— Written problem —
Only the lines between the line holding "Generate a web page that draws this with D3.js." and the line holding "d3.scaleLinear().domain([0, 4000]).range([base, plotTop]);", both of those included, should be copied exactly; drop the pictures.

— begin Information given —

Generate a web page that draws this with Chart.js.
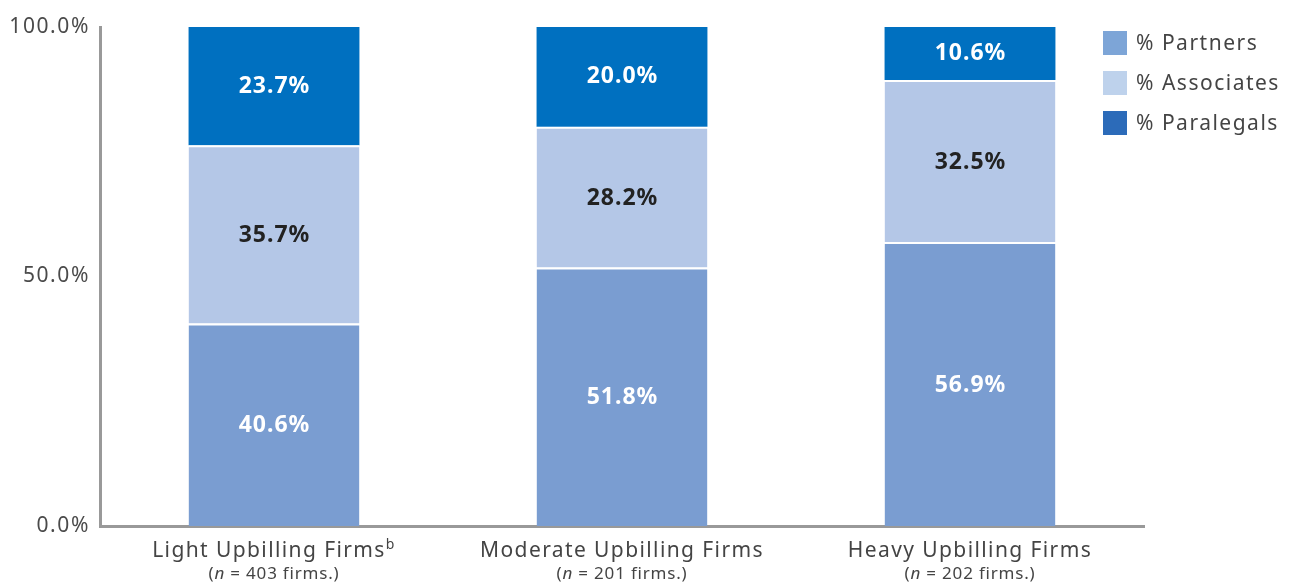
<!DOCTYPE html>
<html>
<head>
<meta charset="utf-8">
<script src="https://cdn.jsdelivr.net/npm/chart.js@4/dist/chart.umd.min.js"></script>
<style>
  html, body { margin: 0; padding: 0; background: #fff; }
  #wrap { width: 1291px; height: 583px; position: relative; }
</style>
</head>
<body>
<div id="wrap"><canvas id="c" width="1291" height="583"></canvas></div>
<script>
// Firm groups and their sample sizes
const categories = ['Light Upbilling Firms', 'Moderate Upbilling Firms', 'Heavy Upbilling Firms'];
const categoryNotes = ['b', '', ''];
const firmCounts = [403, 201, 202];

// Staffing mix (% of timekeepers) per group
const partners = [40.6, 51.8, 56.9];
const associates = [35.7, 28.2, 32.5];
const paralegals = [23.7, 20.0, 10.6];

const seriesNames = ['% Partners', '% Associates', '% Paralegals'];
const yTicks = [0, 50, 100];

const FONT = '"Noto Sans", "DejaVu Sans", sans-serif';
const barColors = ['#7a9dd1', '#b4c7e7', '#0070c0'];
const legendColors = ['#7da5d7', '#bed2ec', '#2c6bb9'];
const labelColors = ['#ffffff', '#222222', '#ffffff'];

function spaced(ctx, px) {
  if ('letterSpacing' in ctx) ctx.letterSpacing = px + 'px';
}

// Value labels centred in each stacked segment
const segmentLabels = {
  id: 'segmentLabels',
  afterDatasetsDraw(chart) {
    const ctx = chart.ctx;
    ctx.save();
    ctx.font = 'bold 23px ' + FONT;
    spaced(ctx, 1);
    ctx.textAlign = 'center';
    ctx.textBaseline = 'middle';
    chart.data.datasets.forEach((ds, di) => {
      const meta = chart.getDatasetMeta(di);
      meta.data.forEach((bar, i) => {
        const mid = (bar.y + bar.base) / 2 + (di < 2 ? 1 : 0);
        ctx.fillStyle = labelColors[di];
        ctx.fillText(ds.data[i].toFixed(1) + '%', bar.x + 0.5, mid);
      });
    });
    ctx.restore();
  }
};

// Two-line category labels under the axis: name (with note) and sample size
const categoryLabels = {
  id: 'categoryLabels',
  afterDraw(chart) {
    const ctx = chart.ctx;
    const xs = chart.scales.x;
    ctx.save();
    ctx.fillStyle = '#444444';
    ctx.textBaseline = 'middle';
    ctx.textAlign = 'left';
    categories.forEach((name, i) => {
      const cx = xs.getPixelForTick(i);
      // first line
      ctx.font = '21px ' + FONT;
      spaced(ctx, 1.4);
      const w1 = ctx.measureText(name).width;
      let supW = 0;
      if (categoryNotes[i]) {
        ctx.font = '14px ' + FONT;
        supW = ctx.measureText(categoryNotes[i]).width;
      }
      const x0 = cx - (w1 + supW) / 2;
      ctx.font = '21px ' + FONT;
      ctx.fillText(name, x0, 551);
      if (categoryNotes[i]) {
        ctx.font = '14px ' + FONT;
        ctx.fillText(categoryNotes[i], x0 + w1, 545);
      }
      // second line: (n = 403 firms.)
      const open = '(';
      const nTxt = 'n';
      const rest = ' = ' + firmCounts[i] + ' firms.)';
      spaced(ctx, 0.8);
      ctx.font = '17px ' + FONT;
      const wOpen = ctx.measureText(open).width;
      const wRest = ctx.measureText(rest).width;
      ctx.font = 'italic 17px ' + FONT;
      const wN = ctx.measureText(nTxt).width;
      let x = cx - (wOpen + wN + wRest) / 2;
      ctx.font = '17px ' + FONT;
      ctx.fillText(open, x, 574); x += wOpen;
      ctx.font = 'italic 17px ' + FONT;
      ctx.fillText(nTxt, x, 574); x += wN;
      ctx.font = '17px ' + FONT;
      ctx.fillText(rest, x, 574);
    });
    ctx.restore();
  }
};

// Legend at the upper right, beside the plot
const sideLegend = {
  id: 'sideLegend',
  afterDraw(chart) {
    const ctx = chart.ctx;
    ctx.save();
    ctx.font = '21px ' + FONT;
    spaced(ctx, 1.5);
    ctx.textBaseline = 'middle';
    ctx.textAlign = 'left';
    chart.data.datasets.forEach((ds, i) => {
      const cy = 43 + i * 40;
      ctx.fillStyle = legendColors[i];
      ctx.fillRect(1103, cy - 12, 24, 24);
      ctx.fillStyle = '#444444';
      ctx.fillText(ds.label, 1136, cy + 1);
    });
    ctx.restore();
  }
};

// Wider tracking for the axis tick labels
const tickTracking = {
  id: 'tickTracking',
  beforeDraw(chart) { spaced(chart.ctx, 1.6); },
  afterDraw(chart) { spaced(chart.ctx, 0); }
};

const values = [partners, associates, paralegals];

new Chart(document.getElementById('c'), {
  type: 'bar',
  data: {
    labels: categories,
    datasets: values.map((arr, i) => ({
      label: seriesNames[i],
      data: arr,
      backgroundColor: barColors[i],
      borderColor: '#ffffff',
      borderWidth: i < 2 ? { top: 2, left: 0, right: 0, bottom: 0 } : 0,
      borderSkipped: false,
      categoryPercentage: 1,
      barPercentage: 0.491
    }))
  },
  options: {
    responsive: false,
    animation: false,
    devicePixelRatio: 1,
    layout: { padding: { left: 0, right: 147, top: 27, bottom: 0 } },
    plugins: {
      legend: { display: false },
      tooltip: { enabled: false }
    },
    scales: {
      x: {
        stacked: true,
        grid: { display: false, drawTicks: false },
        border: { display: true, color: '#999999', width: 3 },
        ticks: { display: false },
        afterFit(scale) { scale.height = 57; }
      },
      y: {
        stacked: true,
        min: 0,
        max: 100,
        afterBuildTicks(scale) { scale.ticks = yTicks.map(v => ({ value: v })); },
        grid: { display: false, drawTicks: false },
        border: { display: true, color: '#999999', width: 3 },
        ticks: {
          padding: 10,
          color: '#4a4a4a',
          font: { family: FONT, size: 21 },
          callback: v => v.toFixed(1) + '%'
        },
        afterFit(scale) { scale.width = 100; }
      }
    }
  },
  plugins: [tickTracking, segmentLabels, categoryLabels, sideLegend]
});
</script>
</body>
</html>
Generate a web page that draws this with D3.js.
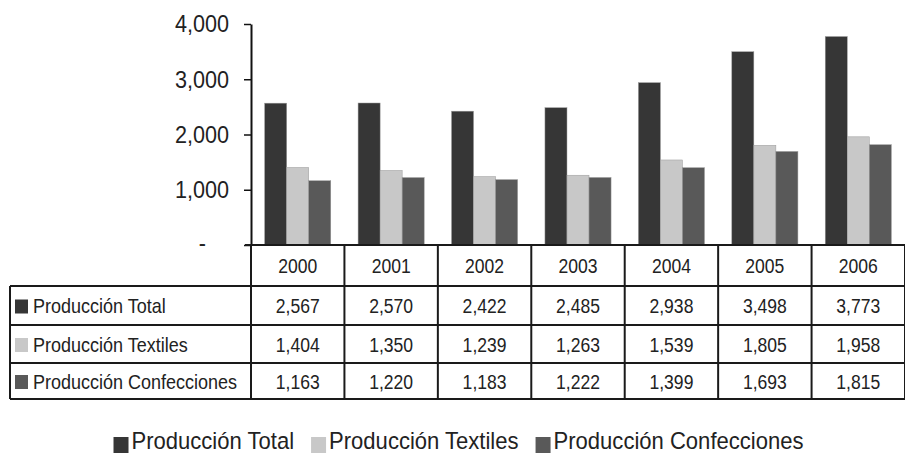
<html>
<head>
<meta charset="utf-8">
<style>
  body { margin: 0; background: #fff; }
  svg text { font-family: "Liberation Sans", Arial, sans-serif; fill: #222; }
</style>
</head>
<body>
<script src="https://d3js.org/d3.v7.min.js"></script>
<div id="chart"></div>
<script>
  // data
  const years = ["2000", "2001", "2002", "2003", "2004", "2005", "2006"];
  const seriesNames = ["Producción Total", "Producción Textiles", "Producción Confecciones"];
  const total = [2567, 2570, 2422, 2485, 2938, 3498, 3773];
  const textiles = [1404, 1350, 1239, 1263, 1539, 1805, 1958];
  const confecciones = [1163, 1220, 1183, 1222, 1399, 1693, 1815];
  const yTicks = [0, 1000, 2000, 3000, 4000];
  const colors = ["#363636", "#c8c8c8", "#595959"];

  const values = [total, textiles, confecciones];
  const width = 905, height = 455;
  const squeeze = 0.9; // the source text is a bit condensed
  const fmt = d3.format(",");

  const svg = d3.select("#chart").append("svg")
    .attr("width", width)
    .attr("height", height);

  // helper: condensed text
  function ctext(g, x, y, str, size, anchor) {
    return g.append("text")
      .attr("transform", "translate(" + x + "," + y + ") scale(" + squeeze + ",1)")
      .attr("text-anchor", anchor || "start")
      .attr("dominant-baseline", "central")
      .style("font-size", size + "px")
      .text(str);
  }

  const plotLeft = 251, plotRight = 905, plotTop = 24, base = 245;
  const tableLeft = 10;
  const rowEdges = [245, 286, 325, 363, 399];

  const x0 = d3.scaleBand().domain(years).range([plotLeft, plotRight]).padding(0);
  const x1 = d3.scaleBand().domain(seriesNames).range([0, x0.bandwidth()])
    .paddingInner(0).paddingOuter(0.62);
  const y = d3.scaleLinear().domain([0, 4000]).range([base, plotTop]);

  // bars
  years.forEach((yr, i) => {
    seriesNames.forEach((s, k) => {
      svg.append("rect")
        .attr("x", x0(yr) + x1(s))
        .attr("y", y(values[k][i]))
        .attr("width", x1.bandwidth())
        .attr("height", base - y(values[k][i]))
        .style("fill", colors[k])
        .style("stroke", "#9a9a9a")
        .style("stroke-width", 0.5);
    });
  });

  // y axis
  const yAxis = svg.append("g")
    .attr("transform", "translate(" + plotLeft + ",0)")
    .call(d3.axisLeft(y).tickValues(yTicks).tickSize(7).tickSizeOuter(0)
      .tickFormat(d => d === 0 ? "-" : fmt(d)));
  yAxis.select(".domain").style("stroke", "#111").style("stroke-width", 2);
  yAxis.selectAll(".tick line").style("stroke", "#111").style("stroke-width", 1.5);
  yAxis.selectAll(".tick text").remove();
  yTicks.forEach(t => {
    const lbl = ctext(svg, plotLeft - 22, y(t), t === 0 ? "-" : fmt(t), 24, "end");
    if (t === 0) lbl.attr("transform", "translate(" + (plotLeft - 45) + "," + (y(t) - 2) + ") scale(" + squeeze + ",1)");
  });

  // table grid
  const grid = svg.append("g").style("stroke", "#1a1a1a").style("stroke-width", 2);
  // top line of header row (baseline of bars)
  grid.append("line").attr("x1", plotLeft - 6).attr("x2", plotRight).attr("y1", base).attr("y2", base);
  rowEdges.slice(1).forEach(ry => {
    grid.append("line").attr("x1", tableLeft).attr("x2", plotRight).attr("y1", ry).attr("y2", ry);
  });
  grid.append("line").attr("x1", tableLeft).attr("x2", tableLeft)
    .attr("y1", rowEdges[1]).attr("y2", rowEdges[4]);
  years.forEach(yr => {
    grid.append("line").attr("x1", x0(yr)).attr("x2", x0(yr))
      .attr("y1", base).attr("y2", rowEdges[4]);
  });
  grid.append("line").attr("x1", plotRight).attr("x2", plotRight)
    .attr("y1", base).attr("y2", rowEdges[4]);

  // header years
  years.forEach(yr => {
    ctext(svg, x0(yr) + x0.bandwidth() / 2, (rowEdges[0] + rowEdges[1]) / 2 + 1, yr, 19.5, "middle");
  });

  // rows
  seriesNames.forEach((s, k) => {
    const cy = (rowEdges[k + 1] + rowEdges[k + 2]) / 2 + 1;
    svg.append("rect")
      .attr("x", 15).attr("y", cy - 7)
      .attr("width", 13).attr("height", 14)
      .style("fill", colors[k]);
    ctext(svg, 33, cy, s, 20, "start");
    years.forEach((yr, i) => {
      ctext(svg, x0(yr) + x0.bandwidth() / 2, cy, fmt(values[k][i]), 19.5, "middle");
    });
  });

  // legend at the bottom, laid out by measured text widths
  const legend = svg.append("g");
  let lx = 0;
  const ly = 441;
  seriesNames.forEach((s, k) => {
    legend.append("rect")
      .attr("x", lx).attr("y", ly - 4)
      .attr("width", 15).attr("height", 16)
      .style("fill", colors[k]);
    const t = ctext(legend, lx + 18, ly, s, 24.5, "start");
    lx += 18 + t.node().getComputedTextLength() * squeeze + 17;
  });
  const legendWidth = lx - 17;
  legend.attr("transform", "translate(" + ((116 + 801) / 2 - legendWidth / 2) + ",0)");
</script>
</body>
</html>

— end Information given —

— Task output —
Generate a web page that draws this with D3.js.
<html>
<head>
<meta charset="utf-8">
<style>
  body { margin: 0; background: #fff; }
  svg text { font-family: "Liberation Sans", Arial, sans-serif; fill: #222; }
</style>
</head>
<body>
<script src="https://d3js.org/d3.v7.min.js"></script>
<div id="chart"></div>
<script>
  // data
  const years = ["2000", "2001", "2002", "2003", "2004", "2005", "2006"];
  const seriesNames = ["Producción Total", "Producción Textiles", "Producción Confecciones"];
  const total = [2567, 2570, 2422, 2485, 2938, 3498, 3773];
  const textiles = [1404, 1350, 1239, 1263, 1539, 1805, 1958];
  const confecciones = [1163, 1220, 1183, 1222, 1399, 1693, 1815];
  const yTicks = [0, 1000, 2000, 3000, 4000];
  const colors = ["#363636", "#c8c8c8", "#595959"];

  const values = [total, textiles, confecciones];
  const width = 905, height = 455;
  const squeeze = 0.9; // the source text is a bit condensed
  const fmt = d3.format(",");

  const svg = d3.select("#chart").append("svg")
    .attr("width", width)
    .attr("height", height);

  // helper: condensed text
  function ctext(g, x, y, str, size, anchor) {
    return g.append("text")
      .attr("transform", "translate(" + x + "," + y + ") scale(" + squeeze + ",1)")
      .attr("text-anchor", anchor || "start")
      .attr("dominant-baseline", "central")
      .style("font-size", size + "px")
      .text(str);
  }

  const plotLeft = 251, plotRight = 905, plotTop = 24, base = 245;
  const tableLeft = 10;
  const rowEdges = [245, 286, 325, 363, 399];

  const x0 = d3.scaleBand().domain(years).range([plotLeft, plotRight]).padding(0);
  const x1 = d3.scaleBand().domain(seriesNames).range([0, x0.bandwidth()])
    .paddingInner(0).paddingOuter(0.62);
  const y = d3.scaleLinear().domain([0, 4000]).range([base, plotTop]);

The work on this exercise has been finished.